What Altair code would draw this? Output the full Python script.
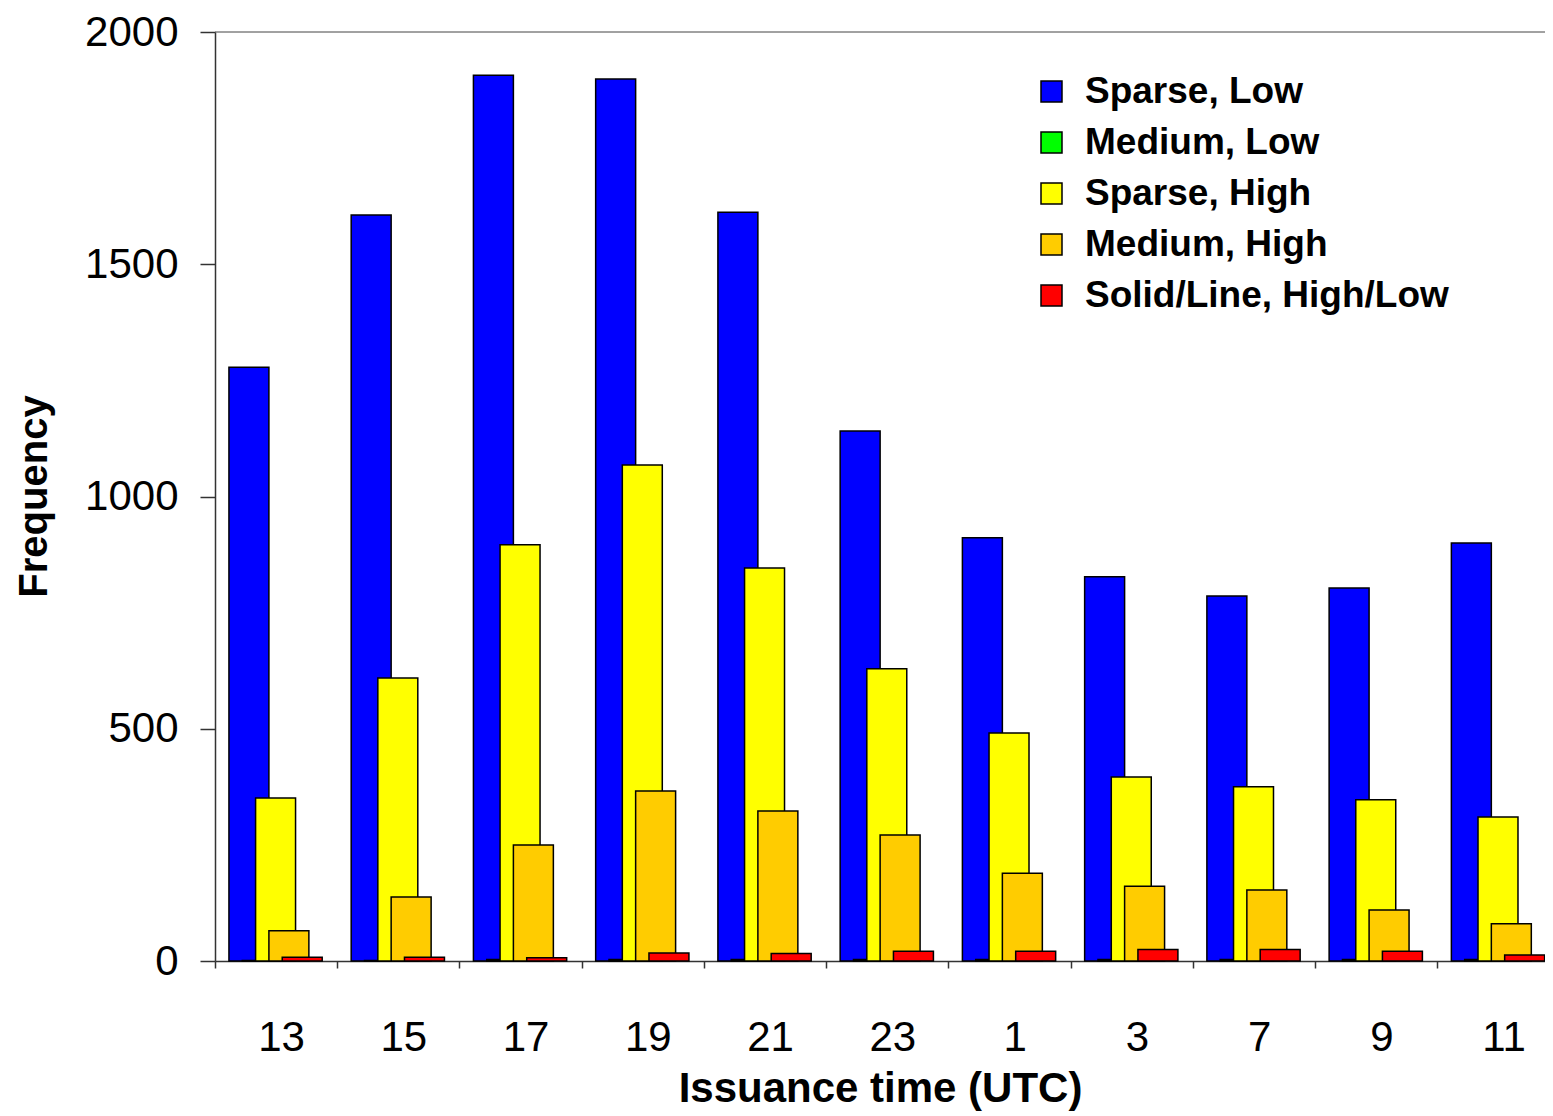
import altair as alt
import pandas as pd

times = ["13", "15", "17", "19", "21", "23", "1", "3", "7", "9", "11"]
series = ["Sparse, Low", "Medium, Low", "Sparse, High", "Medium, High", "Solid/Line, High/Low"]
colors = ["#0000FF", "#00FF00", "#FFFF00", "#FFCC00", "#FF0000"]

sparse_low = [1278, 1606, 1907, 1899, 1612, 1141, 911, 827, 786, 803, 900]
medium_low = [1, 1, 3, 3, 3, 3, 3, 3, 3, 3, 3]
sparse_high = [351, 609, 896, 1068, 846, 629, 491, 396, 375, 347, 310]
medium_high = [65, 138, 250, 366, 323, 271, 189, 161, 153, 110, 80]
solid_line = [8, 8, 7, 17, 16, 21, 21, 25, 25, 21, 13]

values = [sparse_low, medium_low, sparse_high, medium_high, solid_line]

# layout constants (fractions of one group width)
START = 0.114
STEP = 0.109
BARW = 0.327

rows = []
for k, (name, vals) in enumerate(zip(series, values)):
    for i, v in enumerate(vals):
        x0 = i + START + k * STEP
        rows.append({"series": name, "order": k, "time": times[i],
                     "x0": x0, "x1": x0 + BARW, "value": v, "base": 0})
df = pd.DataFrame(rows)

FONT = "Liberation Sans"

tick_vals = [i * 0.5 for i in range(0, 22)]
label_array = "[" + ",".join("'" + t + "'" for t in times) + "]"

xaxis = alt.Axis(
    values=tick_vals,
    title="Issuance time (UTC)",
    labelExpr="datum.value % 1 === 0 ? '' : " + label_array + "[floor(datum.value)]",
    tickOpacity={"condition": {"test": "datum.value % 1 !== 0", "value": 0}, "value": 1},
    tickSize=7,
    tickWidth=1.5,
    tickColor="#333333",
    domainColor="#333333",
    domainWidth=1.5,
    labelFontSize=42,
    labelPadding=49,
    labelOffset=5,
    labelOverlap=False,
    labelFlush=False,
    labelColor="black",
    titleFontSize=42,
    titleFontWeight="bold",
    titleColor="black",
    titleBaseline="alphabetic",
    titleY=140,
    grid=False,
)

yaxis = alt.Axis(
    values=[0, 500, 1000, 1500, 2000],
    format="d",
    title="Frequency",
    tickSize=15,
    tickWidth=1.5,
    tickColor="#333333",
    domainColor="#333333",
    domainWidth=1.5,
    labelFontSize=42,
    labelPadding=22,
    labelFlush=False,
    labelColor="black",
    titleFontSize=40,
    titleFontWeight="bold",
    titleColor="black",
    titleAngle=-90,
    titleBaseline="alphabetic",
    titleAlign="center",
    titleX=-169,
    titleY=464,
    grid=False,
)

xscale = alt.Scale(domain=[0, 10.88], nice=False, zero=False)
yscale = alt.Scale(domain=[0, 2000], nice=False)

bars = alt.Chart(df).mark_bar(stroke="black", strokeWidth=1.5, opacity=1).encode(
    x=alt.X("x0:Q", scale=xscale, axis=xaxis),
    x2="x1:Q",
    y=alt.Y("value:Q", scale=yscale, axis=yaxis),
    y2="base:Q",
    color=alt.Color(
        "series:N",
        scale=alt.Scale(domain=series, range=colors),
        legend=alt.Legend(
            title=None,
            orient="none",
            legendX=818,
            legendY=41,
            symbolType="square",
            symbolSize=441,
            symbolStrokeColor="black",
            symbolStrokeWidth=1.5,
            symbolOpacity=1,
            labelFontSize=37,
            labelFontWeight="bold",
            labelColor="black",
            labelOffset=15,
            rowPadding=13,
            padding=0,
            labelLimit=600,
        ),
    ),
    order=alt.Order("order:Q"),
)

top_rule = alt.Chart(pd.DataFrame({"value": [2000]})).mark_rule(
    color="#444444", strokeWidth=1
).encode(y=alt.Y("value:Q", scale=yscale, axis=yaxis))

chart = alt.layer(top_rule, bars).properties(
    width=1330,
    height=929,
    autosize=alt.AutoSizeParams(type="none"),
    padding={"left": 207, "top": 24, "right": 0, "bottom": 150},
    background="white",
).configure(
    font=FONT,
).configure_view(
    stroke=None,
)

chart.save("out.html", embed_options={"renderer": "svg", "actions": False})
..........
> **Set problem**
Print the data above verbatim from the first line through the line holding "import pandas as pd", leaving every picture out.

> **Solution to this problem**
What Altair code would draw this? Output the full Python script.
import altair as alt
import pandas as pd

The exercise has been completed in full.